One-man-army Paul Slennett, owner of three Christian bookshops, descended on the unsuspecting Swindon branch of Nationwide yesterday to protest against changes to the terms of his business account. Armed with nothing but an eight foot placard and a thermos flask he mounted what is perhaps the politest demonstration in the history of peaceful protest.
Slennett’s sign read “Nationwide is still our first choice. Business customers want to stay but changes are punitive and onerous. Please reevaluate your position.” Not the catchiest sign, we think you’ll agree.
Calling from the frontline, 63-year-old Slennett told The Capitalist he had been “pushed to these extremes” after the bank blamed excessive queues for the changes.
Nationwide, honouring the polite nature of the demonstration, asked Slennett inside for a cup of tea before he continued his 12-hour vigil on the mean streets of Swindon. Power to the people.
ICE WARRIOR
MINING and heavy industry may have a reputation for being the butchest sector of finance – but anyone looking for trouble in the City would do well to avoid the mild mannered head of media and entertainment at Ernst & Young, who impressed The Capitalist over lunch with his tales of bare knuckle boxing on the ice hockey rink.
Native Canadian Mike Rudberg told us that, while he wouldn’t go out of his way looking for a scrap like some of his teammates, he wasn’t adverse to the odd bout of fisticuffs.
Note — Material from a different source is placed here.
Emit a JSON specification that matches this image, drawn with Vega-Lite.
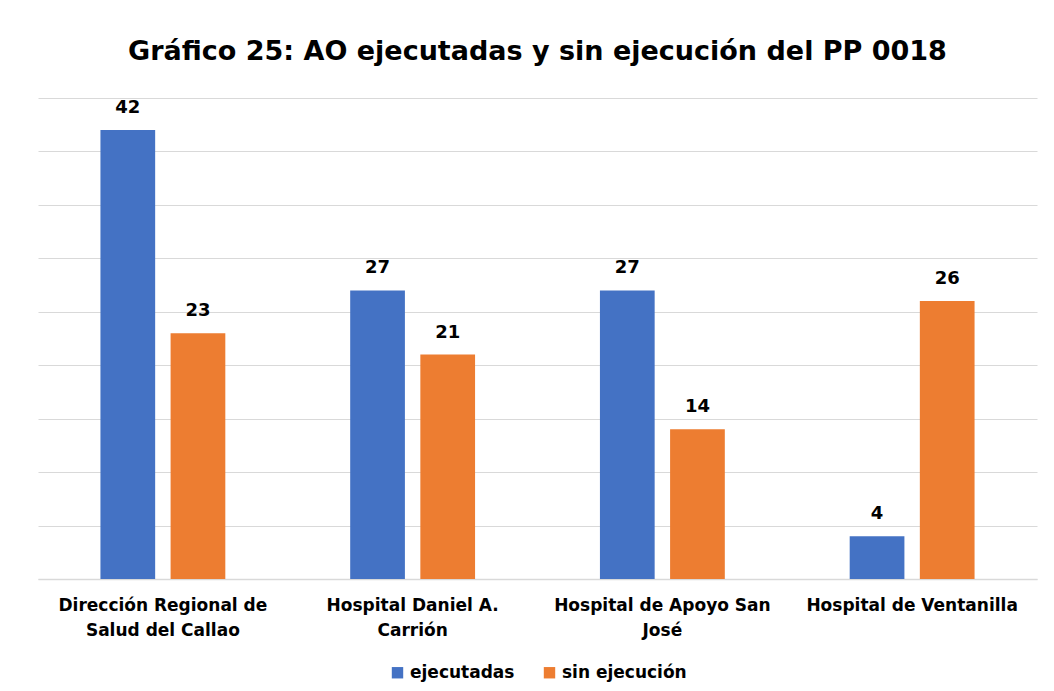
{
  "$schema": "https://vega.github.io/schema/vega-lite/v6.json",
  "width": 999,
  "height": 481,
  "padding": {"left": 38, "top": 38, "right": 17, "bottom": 5},
  "background": "white",
  "title": {
    "text": "Gráfico 25: AO ejecutadas y sin ejecución del PP 0018",
    "font": "DejaVu Sans",
    "fontSize": 27,
    "fontWeight": "bold",
    "color": "#000000",
    "anchor": "middle",
    "offset": 32
  },
  "data": {
    "values": [
      {"entidad": "Dirección Regional de Salud del Callao", "tipo": "ejecutadas", "valor": 42},
      {"entidad": "Dirección Regional de Salud del Callao", "tipo": "sin ejecución", "valor": 23},
      {"entidad": "Hospital Daniel A. Carrión", "tipo": "ejecutadas", "valor": 27},
      {"entidad": "Hospital Daniel A. Carrión", "tipo": "sin ejecución", "valor": 21},
      {"entidad": "Hospital de Apoyo San José", "tipo": "ejecutadas", "valor": 27},
      {"entidad": "Hospital de Apoyo San José", "tipo": "sin ejecución", "valor": 14},
      {"entidad": "Hospital de Ventanilla", "tipo": "ejecutadas", "valor": 4},
      {"entidad": "Hospital de Ventanilla", "tipo": "sin ejecución", "valor": 26}
    ]
  },
  "encoding": {
    "x": {
      "field": "entidad",
      "type": "nominal",
      "sort": null,
      "scale": {"paddingInner": 0.5, "paddingOuter": 0.25},
      "axis": {
        "title": null,
        "labelAngle": 0,
        "labelFont": "DejaVu Sans",
        "labelFontSize": 17,
        "labelFontWeight": "bold",
        "labelColor": "#000000",
        "labelPadding": 18,
        "labelLineHeight": 25,
        "labelLimit": 300,
        "ticks": false,
        "domainColor": "#d9d9d9",
        "domainWidth": 1.5,
        "labelExpr": "datum.value == 'Dirección Regional de Salud del Callao' ? ['Dirección Regional de', 'Salud del Callao'] : datum.value == 'Hospital Daniel A. Carrión' ? ['Hospital Daniel A.', 'Carrión'] : datum.value == 'Hospital de Apoyo San José' ? ['Hospital de Apoyo San', 'José'] : datum.value"
      }
    },
    "xOffset": {
      "field": "tipo",
      "type": "nominal",
      "scale": {"paddingInner": 0.22, "paddingOuter": 0}
    },
    "y": {
      "field": "valor",
      "type": "quantitative",
      "scale": {"domain": [0, 45], "nice": false},
      "axis": {
        "title": null,
        "labels": false,
        "ticks": false,
        "domain": false,
        "grid": true,
        "gridColor": "#d9d9d9",
        "gridWidth": 1.2,
        "values": [0, 5, 10, 15, 20, 25, 30, 35, 40, 45]
      }
    }
  },
  "layer": [
    {
      "mark": {"type": "bar"},
      "encoding": {
        "color": {
          "field": "tipo",
          "type": "nominal",
          "scale": {"domain": ["ejecutadas", "sin ejecución"], "range": ["#4472C4", "#ED7D31"]},
          "legend": {
            "title": null,
            "orient": "bottom",
            "direction": "horizontal",
            "symbolType": "square",
            "symbolSize": 130,
            "symbolStrokeWidth": 0,
            "labelFont": "DejaVu Sans",
            "labelFontSize": 17,
            "labelFontWeight": "bold",
            "labelColor": "#000000",
            "columnPadding": 26,
            "offset": 26
          }
        }
      }
    },
    {
      "mark": {"type": "text", "baseline": "bottom", "dy": -13, "font": "DejaVu Sans", "fontSize": 18, "fontWeight": "bold", "color": "#000000"},
      "encoding": {
        "text": {"field": "valor", "type": "quantitative"}
      }
    }
  ],
  "config": {
    "view": {"stroke": null},
    "legend": {"layout": {"bottom": {"anchor": "middle"}}}
  }
}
And locals beware – after seven years on solid ground, Rudberg and another Canadian at the accountancy firm plan on getting back on the ice.
COLD RECEPTION
Apple events are usually cringe-inducing thanks to the resounding cheers from a legion of “fanbois” every time Steve Jobs pauses for breath. But special mention must go out to a toe-curling cameo appearance at their latest announcement by mums’ favourite Chris Martin. It reminded The Capitalist of the heady days of 2006 when Apple TV was first launched to an audience who didn’t want it and people still listened to Coldplay.